Des dizaines de fois nous avons regardé un paysan Balinais portant sur sa tête le fagot ou le tas d’herbes, le seau, le tronc voire le tuyau... Cet homme ou cette femme pieds nus-peau tannée ne nous regarde pas.
Il/elle avance dans son paysage ancestral et définitif.
Chaque esprit est à sa place et nous ne voyons rien. Existons nous ?
Ou plutôt : ce que nous voyons nous laisse là, sans réponse aux questions que nous pourrions nous poser. Nous comprendrons plus tard.
C’est Caliban.
Serpette à la main, muscles saillants dans la chaleur, nos accessoires (moto, montres, téléphones, ordinateurs, bijoux, lunettes, crèmes, livres...) n’ont aucune valeur.
La nature est à lui, il est la nature.

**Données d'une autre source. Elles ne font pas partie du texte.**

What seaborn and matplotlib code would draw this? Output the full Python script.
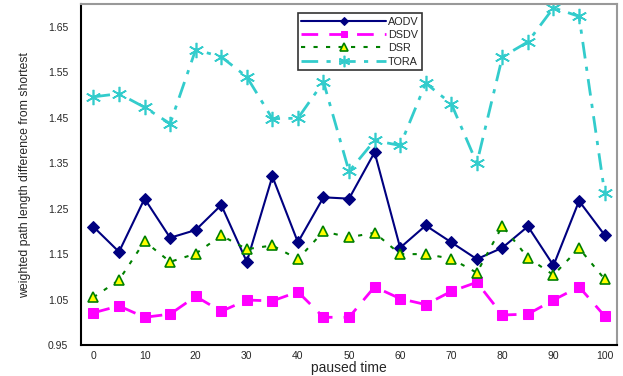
import matplotlib
matplotlib.use("Agg")
import matplotlib.pyplot as plt
import numpy as np
import pandas as pd
import seaborn as sns

# paused time (categories)
pause = list(range(0, 101, 5))

aodv = [1.210, 1.155, 1.272, 1.186, 1.203, 1.258, 1.133, 1.321, 1.176, 1.275, 1.272,
        1.374, 1.164, 1.213, 1.176, 1.139, 1.164, 1.211, 1.125, 1.267, 1.192]
dsdv = [1.021, 1.036, 1.011, 1.018, 1.057, 1.024, 1.049, 1.047, 1.067, 1.011, 1.011,
        1.078, 1.052, 1.039, 1.068, 1.088, 1.016, 1.018, 1.049, 1.078, 1.014]
dsr = [1.055, 1.093, 1.178, 1.133, 1.151, 1.191, 1.161, 1.169, 1.139, 1.200, 1.187,
       1.197, 1.150, 1.150, 1.140, 1.109, 1.212, 1.142, 1.104, 1.163, 1.095]
tora = [1.496, 1.503, 1.473, 1.437, 1.600, 1.584, 1.540, 1.448, 1.449, 1.529, 1.332,
        1.400, 1.389, 1.526, 1.481, 1.350, 1.584, 1.617, 1.692, 1.673, 1.285]

y_ticks = [0.95, 1.05, 1.15, 1.25, 1.35, 1.45, 1.55, 1.65]
x_labels = list(range(0, 101, 10))

sns.set_style("white")
plt.rcParams["font.family"] = ["Liberation Sans", "DejaVu Sans"]

fig = plt.figure(figsize=(6.23, 3.76), dpi=100)
ax = fig.add_axes([0.1295, 0.0824, 0.8615, 0.9066])

df = pd.DataFrame({"pause": pause, "AODV": aodv, "DSDV": dsdv, "DSR": dsr, "TORA": tora})

sns.lineplot(data=df, x="pause", y="AODV", ax=ax, color="#000080", lw=1.5,
             marker="D", markersize=6, markeredgecolor="#000080", label="AODV")
sns.lineplot(data=df, x="pause", y="DSDV", ax=ax, color="#FF00FF", lw=2,
             linestyle=(0, (6, 4)), marker="s", markersize=6.5,
             markeredgecolor="#FF00FF", label="DSDV")
sns.lineplot(data=df, x="pause", y="DSR", ax=ax, color="#008000", lw=1.5,
             linestyle=(0, (2, 4)), marker="^", markersize=7,
             markerfacecolor="#FFFF00", markeredgecolor="#008000",
             markeredgewidth=1.2, label="DSR")
sns.lineplot(data=df, x="pause", y="TORA", ax=ax, color="#33CCCC", lw=2,
             linestyle=(0, (6, 3, 1.5, 3)), marker=(6, 2, 0), markersize=11,
             markeredgecolor="#33CCCC", markeredgewidth=1.2, label="TORA")

ax.set_xlim(-2.5, 102.5)
ax.set_ylim(0.95, 1.70)

# tick marks on category boundaries, labels under every other point
ax.set_xticks(np.arange(-2.5, 103, 5))
ax.set_xticklabels([])
ax.set_xticks(x_labels, minor=True)
ax.set_xticklabels([str(v) for v in x_labels], minor=True, fontsize=7.5)
ax.tick_params(axis="x", which="major", direction="out", length=4, width=1, color="black")
ax.tick_params(axis="x", which="minor", length=0, pad=4)

ax.set_yticks(y_ticks)
ax.set_yticklabels([f"{v:.2f}" for v in y_ticks], fontsize=7.5)
ax.tick_params(axis="y", direction="out", length=3, width=1, color="black", pad=6)

ax.set_xlabel("paused time", fontsize=10, labelpad=0.5)
ax.set_ylabel("weighted path length difference from shortest", fontsize=8.8, labelpad=12)

for side in ["left", "bottom"]:
    ax.spines[side].set_color("black")
    ax.spines[side].set_linewidth(1.5)
for side in ["top", "right"]:
    ax.spines[side].set_color("#999999")
    ax.spines[side].set_linewidth(1.5)

leg = ax.legend(loc="upper left", bbox_to_anchor=(0.394, 0.99), fontsize=7.8,
                handlelength=7.8, numpoints=1, markerscale=0.75, frameon=True,
                fancybox=False, borderpad=0.35, labelspacing=0.3, handletextpad=0.2)
leg.get_frame().set_edgecolor("black")
leg.get_frame().set_linewidth(1.2)

ax.grid(False)
fig.savefig("out.png", dpi=100)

Le temps idem.
Il nous attend. Il est moderne.
Et il est sale.
Alors, naïfs mais obstinés, nous crayonnons des images et grossissons les premières scènes. Nous comprendrons après.

C’est le poète des injures !

"N’aie pas peur, l’île est pleine de bruits,
De sons, de doux airs, qui donnent du plaisir et ne font pas de mal. Quelquefois mille instruments vibrants
Bourdonnent à mes oreilles ; et quelquefois des voix
Qui, si je me réveille après un long sommeil,
Me font à nouveau dormir, et alors dans mes rêves
Je crois voir les nuages s’ouvrir et dévoiler des richesses
Prêtes à tomber sur moi, si bien qu’en m’éveillant
Je pleure du désir de rêver encore"

Caliban in La Tempête. Shakespeare. Trad. JM Desprats.